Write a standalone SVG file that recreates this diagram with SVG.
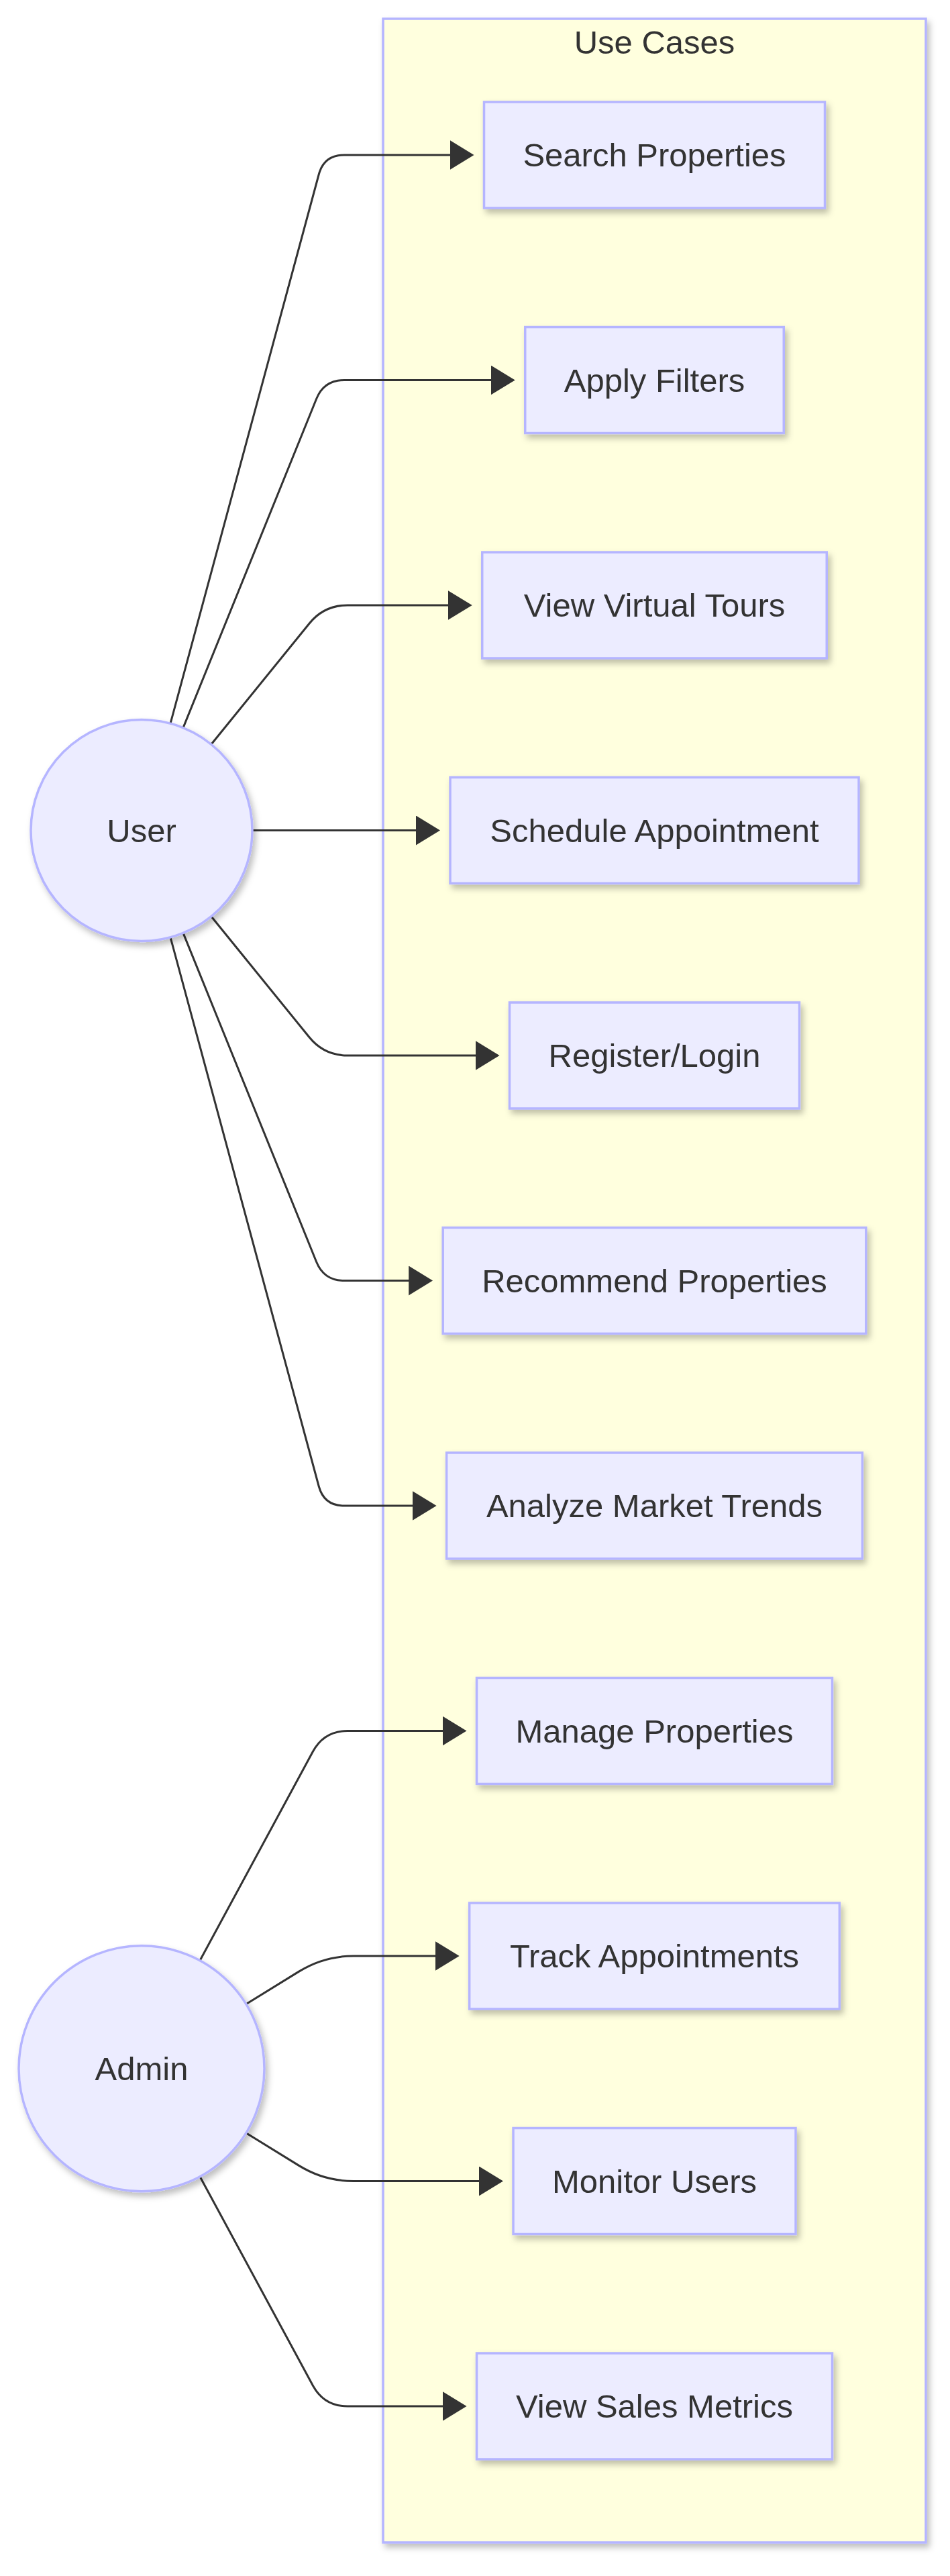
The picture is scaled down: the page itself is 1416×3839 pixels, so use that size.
<svg xmlns="http://www.w3.org/2000/svg" width="1416" height="3839" viewBox="0 0 1416 3839">
<style>
.cluster{fill:#ffffde;stroke:#b5b5ff;stroke-width:3.5}
.node rect,.node circle{fill:#ececff;stroke:#b5b5ff;stroke-width:3.5}
.lbl{font-family:"Liberation Sans",Arial,sans-serif;font-size:49px;fill:#333;text-anchor:middle}
.edge{fill:none;stroke:#333;stroke-width:3}
</style>
<defs>
<filter id="sh" x="-20%" y="-20%" width="140%" height="140%">
<feDropShadow dx="4" dy="6" stdDeviation="5" flood-color="#000" flood-opacity="0.25"/>
</filter>
<marker id="arr" viewBox="0 0 36 44" refX="26" refY="22" markerWidth="36" markerHeight="44" markerUnits="userSpaceOnUse" orient="auto">
<path d="M0,0 L36,22 L0,44 z" fill="#333"/>
</marker>
</defs>
<rect width="1416" height="3839" fill="#fff"/>
<g id="cluster-usecases">
<rect class="cluster" x="571" y="28" width="809" height="3761" filter="url(#sh)"/>
<text class="lbl" x="975.5" y="80">Use Cases</text>
</g>
<g id="edges">
<path class="edge" marker-end="url(#arr)" d="M254,1078.2 L475.2,260 Q483,231 513,231 L696.5,231"/>
<path class="edge" marker-end="url(#arr)" d="M273,1084.6 L471.7,594.3 Q483,566.5 513,566.5 L757.75,566.5"/>
<path class="edge" marker-end="url(#arr)" d="M314.9,1109.3 L461,929.2 Q483,902 518,902 L693.75,902"/>
<path class="edge" marker-end="url(#arr)" d="M376.2,1237.5 L646,1237.5"/>
<path class="edge" marker-end="url(#arr)" d="M314.9,1365.7 L461,1545.8 Q483,1573 518,1573 L734.5,1573"/>
<path class="edge" marker-end="url(#arr)" d="M273,1390.4 L471.7,1880.7 Q483,1908.5 513,1908.5 L635.2,1908.5"/>
<path class="edge" marker-end="url(#arr)" d="M254,1396.8 L475.2,2215 Q483,2244 513,2244 L640.6,2244"/>
<path class="edge" marker-end="url(#arr)" d="M298,2921.8 L466.4,2610.3 Q483,2579.5 518,2579.5 L685.5,2579.5"/>
<path class="edge" marker-end="url(#arr)" d="M366.8,2986.7 L445.6,2938.1 Q483,2915 527,2915 L674.65,2915"/>
<path class="edge" marker-end="url(#arr)" d="M366.8,3178.8 L445.6,3227.4 Q483,3250.5 527,3250.5 L740,3250.5"/>
<path class="edge" marker-end="url(#arr)" d="M298,3243.7 L466.4,3555.2 Q483,3586 518,3586 L685.5,3586"/>
</g>
<g id="node-user" class="node">
<circle cx="211" cy="1237.5" r="165" filter="url(#sh)"/>
<text class="lbl" x="211" y="1254.5">User</text>
</g>
<g id="node-admin" class="node">
<circle cx="211" cy="3082.75" r="183" filter="url(#sh)"/>
<text class="lbl" x="211" y="3099.75">Admin</text>
</g>
<g id="node-search" class="node">
<rect x="721.5" y="152" width="508" height="158" filter="url(#sh)"/>
<text class="lbl" x="975.5" y="248">Search Properties</text>
</g>
<g id="node-filters" class="node">
<rect x="782.75" y="487.5" width="385.5" height="158" filter="url(#sh)"/>
<text class="lbl" x="975.5" y="583.5">Apply Filters</text>
</g>
<g id="node-tours" class="node">
<rect x="718.75" y="823" width="513.5" height="158" filter="url(#sh)"/>
<text class="lbl" x="975.5" y="919">View Virtual Tours</text>
</g>
<g id="node-schedule" class="node">
<rect x="671" y="1158.5" width="609" height="158" filter="url(#sh)"/>
<text class="lbl" x="975.5" y="1254.5">Schedule Appointment</text>
</g>
<g id="node-register" class="node">
<rect x="759.5" y="1494" width="432" height="158" filter="url(#sh)"/>
<text class="lbl" x="975.5" y="1590">Register/Login</text>
</g>
<g id="node-recommend" class="node">
<rect x="660.2" y="1829.5" width="630.6" height="158" filter="url(#sh)"/>
<text class="lbl" x="975.5" y="1925.5">Recommend Properties</text>
</g>
<g id="node-trends" class="node">
<rect x="665.6" y="2165" width="619.8" height="158" filter="url(#sh)"/>
<text class="lbl" x="975.5" y="2261">Analyze Market Trends</text>
</g>
<g id="node-manage" class="node">
<rect x="710.5" y="2500.5" width="530" height="158" filter="url(#sh)"/>
<text class="lbl" x="975.5" y="2596.5">Manage Properties</text>
</g>
<g id="node-track" class="node">
<rect x="699.65" y="2836" width="551.7" height="158" filter="url(#sh)"/>
<text class="lbl" x="975.5" y="2932">Track Appointments</text>
</g>
<g id="node-monitor" class="node">
<rect x="765" y="3171.5" width="421" height="158" filter="url(#sh)"/>
<text class="lbl" x="975.5" y="3267.5">Monitor Users</text>
</g>
<g id="node-sales" class="node">
<rect x="710.5" y="3507" width="530" height="158" filter="url(#sh)"/>
<text class="lbl" x="975.5" y="3603">View Sales Metrics</text>
</g>
</svg>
════════════════
**Problem details:** Write out the full listing verbatim, excluding its pictures.

**Full answer:**
Write a standalone SVG file that recreates this diagram with SVG.
The picture is scaled down: the page itself is 1416×3839 pixels, so use that size.
<svg xmlns="http://www.w3.org/2000/svg" width="1416" height="3839" viewBox="0 0 1416 3839">
<style>
.cluster{fill:#ffffde;stroke:#b5b5ff;stroke-width:3.5}
.node rect,.node circle{fill:#ececff;stroke:#b5b5ff;stroke-width:3.5}
.lbl{font-family:"Liberation Sans",Arial,sans-serif;font-size:49px;fill:#333;text-anchor:middle}
.edge{fill:none;stroke:#333;stroke-width:3}
</style>
<defs>
<filter id="sh" x="-20%" y="-20%" width="140%" height="140%">
<feDropShadow dx="4" dy="6" stdDeviation="5" flood-color="#000" flood-opacity="0.25"/>
</filter>
<marker id="arr" viewBox="0 0 36 44" refX="26" refY="22" markerWidth="36" markerHeight="44" markerUnits="userSpaceOnUse" orient="auto">
<path d="M0,0 L36,22 L0,44 z" fill="#333"/>
</marker>
</defs>
<rect width="1416" height="3839" fill="#fff"/>
<g id="cluster-usecases">
<rect class="cluster" x="571" y="28" width="809" height="3761" filter="url(#sh)"/>
<text class="lbl" x="975.5" y="80">Use Cases</text>
</g>
<g id="edges">
<path class="edge" marker-end="url(#arr)" d="M254,1078.2 L475.2,260 Q483,231 513,231 L696.5,231"/>
<path class="edge" marker-end="url(#arr)" d="M273,1084.6 L471.7,594.3 Q483,566.5 513,566.5 L757.75,566.5"/>
<path class="edge" marker-end="url(#arr)" d="M314.9,1109.3 L461,929.2 Q483,902 518,902 L693.75,902"/>
<path class="edge" marker-end="url(#arr)" d="M376.2,1237.5 L646,1237.5"/>
<path class="edge" marker-end="url(#arr)" d="M314.9,1365.7 L461,1545.8 Q483,1573 518,1573 L734.5,1573"/>
<path class="edge" marker-end="url(#arr)" d="M273,1390.4 L471.7,1880.7 Q483,1908.5 513,1908.5 L635.2,1908.5"/>
<path class="edge" marker-end="url(#arr)" d="M254,1396.8 L475.2,2215 Q483,2244 513,2244 L640.6,2244"/>
<path class="edge" marker-end="url(#arr)" d="M298,2921.8 L466.4,2610.3 Q483,2579.5 518,2579.5 L685.5,2579.5"/>
<path class="edge" marker-end="url(#arr)" d="M366.8,2986.7 L445.6,2938.1 Q483,2915 527,2915 L674.65,2915"/>
<path class="edge" marker-end="url(#arr)" d="M366.8,3178.8 L445.6,3227.4 Q483,3250.5 527,3250.5 L740,3250.5"/>
<path class="edge" marker-end="url(#arr)" d="M298,3243.7 L466.4,3555.2 Q483,3586 518,3586 L685.5,3586"/>
</g>
<g id="node-user" class="node">
<circle cx="211" cy="1237.5" r="165" filter="url(#sh)"/>
<text class="lbl" x="211" y="1254.5">User</text>
</g>
<g id="node-admin" class="node">
<circle cx="211" cy="3082.75" r="183" filter="url(#sh)"/>
<text class="lbl" x="211" y="3099.75">Admin</text>
</g>
<g id="node-search" class="node">
<rect x="721.5" y="152" width="508" height="158" filter="url(#sh)"/>
<text class="lbl" x="975.5" y="248">Search Properties</text>
</g>
<g id="node-filters" class="node">
<rect x="782.75" y="487.5" width="385.5" height="158" filter="url(#sh)"/>
<text class="lbl" x="975.5" y="583.5">Apply Filters</text>
</g>
<g id="node-tours" class="node">
<rect x="718.75" y="823" width="513.5" height="158" filter="url(#sh)"/>
<text class="lbl" x="975.5" y="919">View Virtual Tours</text>
</g>
<g id="node-schedule" class="node">
<rect x="671" y="1158.5" width="609" height="158" filter="url(#sh)"/>
<text class="lbl" x="975.5" y="1254.5">Schedule Appointment</text>
</g>
<g id="node-register" class="node">
<rect x="759.5" y="1494" width="432" height="158" filter="url(#sh)"/>
<text class="lbl" x="975.5" y="1590">Register/Login</text>
</g>
<g id="node-recommend" class="node">
<rect x="660.2" y="1829.5" width="630.6" height="158" filter="url(#sh)"/>
<text class="lbl" x="975.5" y="1925.5">Recommend Properties</text>
</g>
<g id="node-trends" class="node">
<rect x="665.6" y="2165" width="619.8" height="158" filter="url(#sh)"/>
<text class="lbl" x="975.5" y="2261">Analyze Market Trends</text>
</g>
<g id="node-manage" class="node">
<rect x="710.5" y="2500.5" width="530" height="158" filter="url(#sh)"/>
<text class="lbl" x="975.5" y="2596.5">Manage Properties</text>
</g>
<g id="node-track" class="node">
<rect x="699.65" y="2836" width="551.7" height="158" filter="url(#sh)"/>
<text class="lbl" x="975.5" y="2932">Track Appointments</text>
</g>
<g id="node-monitor" class="node">
<rect x="765" y="3171.5" width="421" height="158" filter="url(#sh)"/>
<text class="lbl" x="975.5" y="3267.5">Monitor Users</text>
</g>
<g id="node-sales" class="node">
<rect x="710.5" y="3507" width="530" height="158" filter="url(#sh)"/>
<text class="lbl" x="975.5" y="3603">View Sales Metrics</text>
</g>
</svg>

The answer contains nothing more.